Here, defendants submitted proof that the NIGC did not approve the gaming management agreement until September 30, 2016. Ex. 1 at 1, ECF No. 158. Plaintiffs filed their second amended complaint, the operative complaint, on August 26, 2014. ECF No 51. To succeed on their NEPA claim, plaintiffs must show the requisite "final agency action" had occurred by the time they filed their second amended complaint, because "[s]ubject matter jurisdiction must exist at the time the action is commenced." Mamigonian v. Biggs, 710 F.3d 936, 941-42 (9th Cir. 2013) (affirming dismissal for lack of subject matter jurisdiction where there was no final agency action when original complaint was filed) (citation omitted). "If jurisdiction is lacking at the outset, the district court has no power to do anything with the case except dismiss." Id. (quoting Orff v. United States, 358 F.3d 1149 (9th Cir. 2004)).

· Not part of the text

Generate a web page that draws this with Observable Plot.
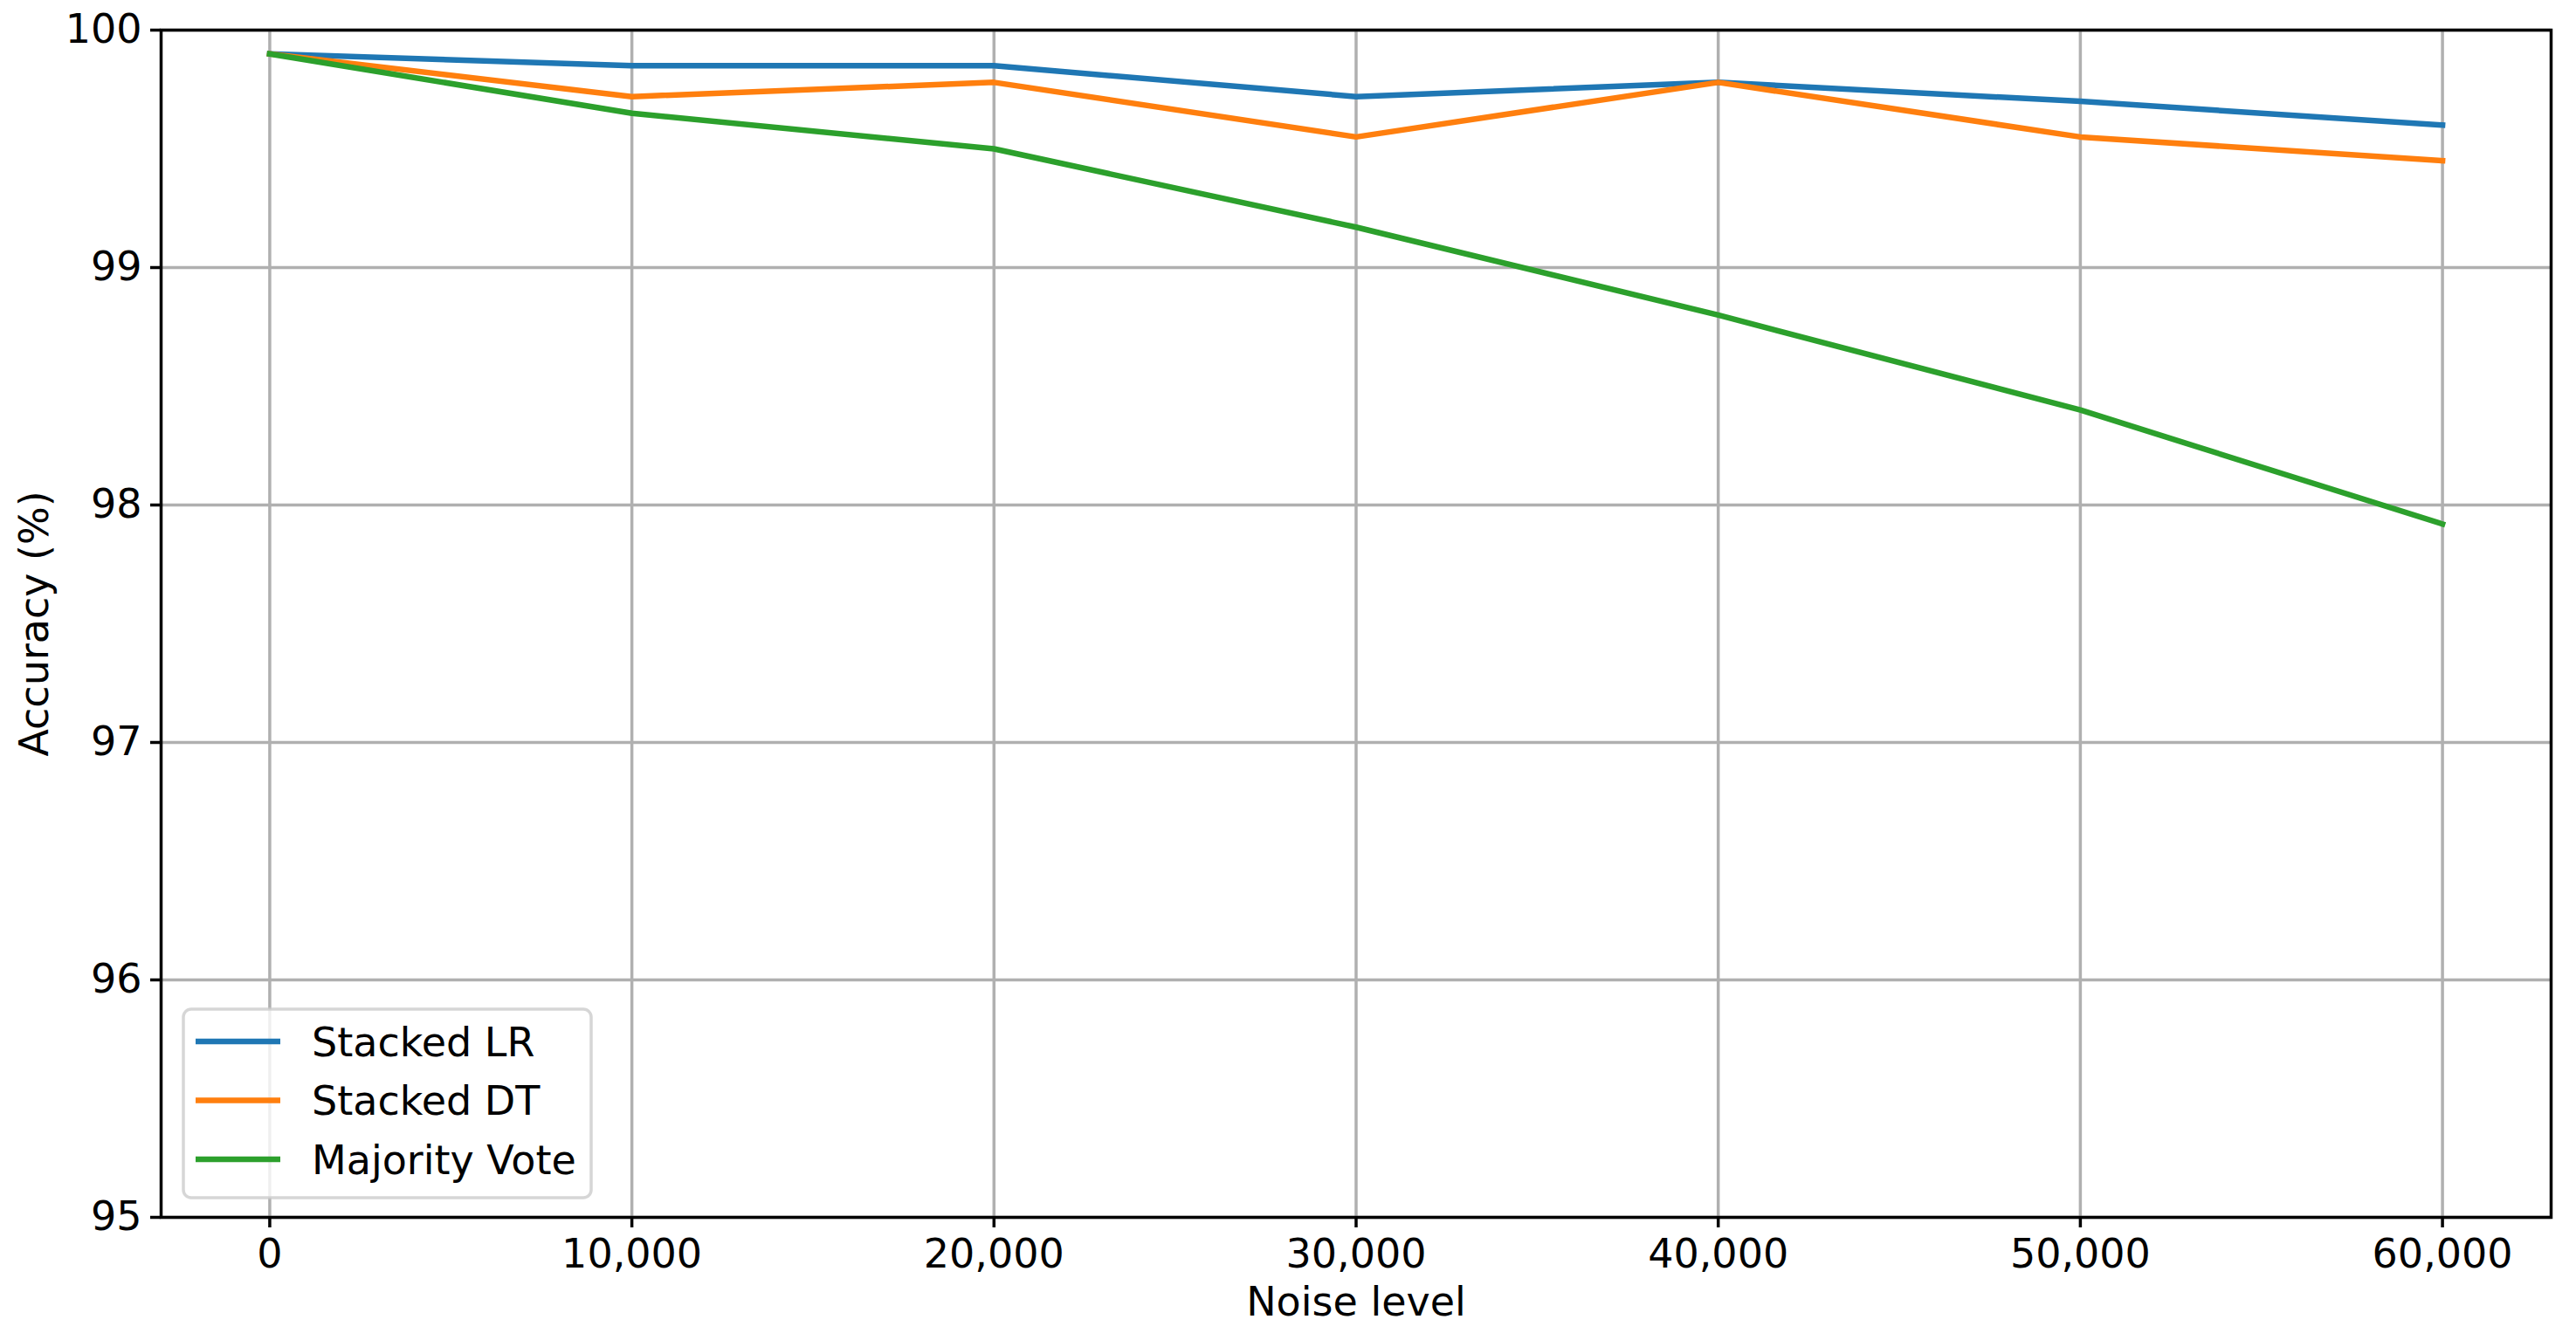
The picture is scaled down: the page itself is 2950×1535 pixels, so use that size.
<!DOCTYPE html>
<html>
<head>
<meta charset="utf-8">
<script src="https://cdn.jsdelivr.net/npm/d3@7"></script>
<script src="https://cdn.jsdelivr.net/npm/@observablehq/plot@0.6"></script>
<style>
  html, body { margin: 0; padding: 0; background: #ffffff; }
  #chart { width: 2950px; height: 1535px; }
</style>
</head>
<body>
<div id="chart"></div>
<script>
// ---- data ----
const noiseLevels = [0, 10000, 20000, 30000, 40000, 50000, 60000];
const stackedLR    = [99.90, 99.85, 99.85, 99.72, 99.78, 99.70, 99.60];
const stackedDT    = [99.90, 99.72, 99.78, 99.55, 99.78, 99.55, 99.45];
const majorityVote = [99.90, 99.65, 99.50, 99.17, 98.80, 98.40, 97.92];
const seriesNames  = ["Stacked LR", "Stacked DT", "Majority Vote"];
const seriesColors = ["#1f77b4", "#ff7f0e", "#2ca02c"];
const yTicks = [95, 96, 97, 98, 99, 100];
const xLabel = "Noise level";
const yLabel = "Accuracy (%)";

const seriesValues = [stackedLR, stackedDT, majorityVote];
const rows = [];
seriesNames.forEach((name, i) => {
  noiseLevels.forEach((x, j) => rows.push({series: name, noise: x, acc: seriesValues[i][j]}));
});

const W = 2950, H = 1535;
const mL = 184, mR = 29, mT = 34, mB = 141;
const FONT = 46;
const gridStyle = {stroke: "#b0b0b0", strokeOpacity: 1, strokeWidth: 3.5};

const chart = Plot.plot({
  width: W,
  height: H,
  marginLeft: mL,
  marginRight: mR,
  marginTop: mT,
  marginBottom: mB,
  style: {fontFamily: "'DejaVu Sans', sans-serif", fontSize: FONT + "px", color: "#000", background: "#fff"},
  x: {domain: [-3000, 63000]},
  y: {domain: [95, 100]},
  color: {domain: seriesNames, range: seriesColors},
  marks: [
    Plot.gridX(noiseLevels, gridStyle),
    Plot.gridY(yTicks, gridStyle),
    Plot.line(rows, {x: "noise", y: "acc", z: "series", stroke: "series", strokeWidth: 6.5, strokeLinejoin: "round", strokeLinecap: "square"}),
    Plot.frame({stroke: "#000", strokeWidth: 3.5}),
    Plot.axisX(noiseLevels, {tickFormat: d3.format(","), tickSize: 12, tickPadding: 13, strokeWidth: 3.5, fontSize: FONT, label: null}),
    Plot.axisY(yTicks, {tickFormat: d => String(d), tickSize: 12, tickPadding: 10, strokeWidth: 3.5, fontSize: FONT, label: null}),
    Plot.text([xLabel], {frameAnchor: "bottom", dy: 98, text: d => d, fontSize: FONT, lineAnchor: "middle", textAnchor: "middle"}),
    Plot.text([yLabel], {frameAnchor: "left", dx: -144, rotate: -90, text: d => d, fontSize: FONT, lineAnchor: "middle", textAnchor: "middle"})
  ]
});

document.getElementById("chart").appendChild(chart);

// ---- legend (matplotlib style, lower left inside the axes) ----
const svg = d3.select(chart);
const lg = svg.append("g").attr("class", "legend");
lg.append("rect")
  .attr("x", 210).attr("y", 1156)
  .attr("width", 467).attr("height", 216)
  .attr("rx", 9).attr("ry", 9)
  .attr("fill", "#ffffff").attr("fill-opacity", 0.8)
  .attr("stroke", "#cccccc").attr("stroke-opacity", 0.8).attr("stroke-width", 3.5);
seriesNames.forEach((name, i) => {
  const cy = 1193 + i * 67.5;
  lg.append("line")
    .attr("x1", 224).attr("x2", 321)
    .attr("y1", cy).attr("y2", cy)
    .attr("stroke", seriesColors[i]).attr("stroke-width", 6.5);
  lg.append("text")
    .attr("x", 357).attr("y", cy)
    .attr("dy", "0.36em")
    .attr("font-size", FONT)
    .attr("text-anchor", "start")
    .attr("fill", "#000")
    .text(name);
});
</script>
</body>
</html>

Plaintiff has provided no evidence, nor does the record contain any evidence, suggesting the final agency action took place on any date other than September 30, 2016. As such, the court finds no genuine issue of fact over the date of final agency action. Plaintiffs' NEPA claim fails as a matter of law. Because final agency action is a prerequisite to this court's jurisdiction under the Administrative Procedure Act, this court lacks subject matter jurisdiction over plaintiffs' NEPA claim here.
The court GRANTS summary judgment in favor of federal defendants on plaintiff's fifth cause of action.
This resolves ECF No. 159.
IT IS SO ORDERED. DATED: December 12, 2016.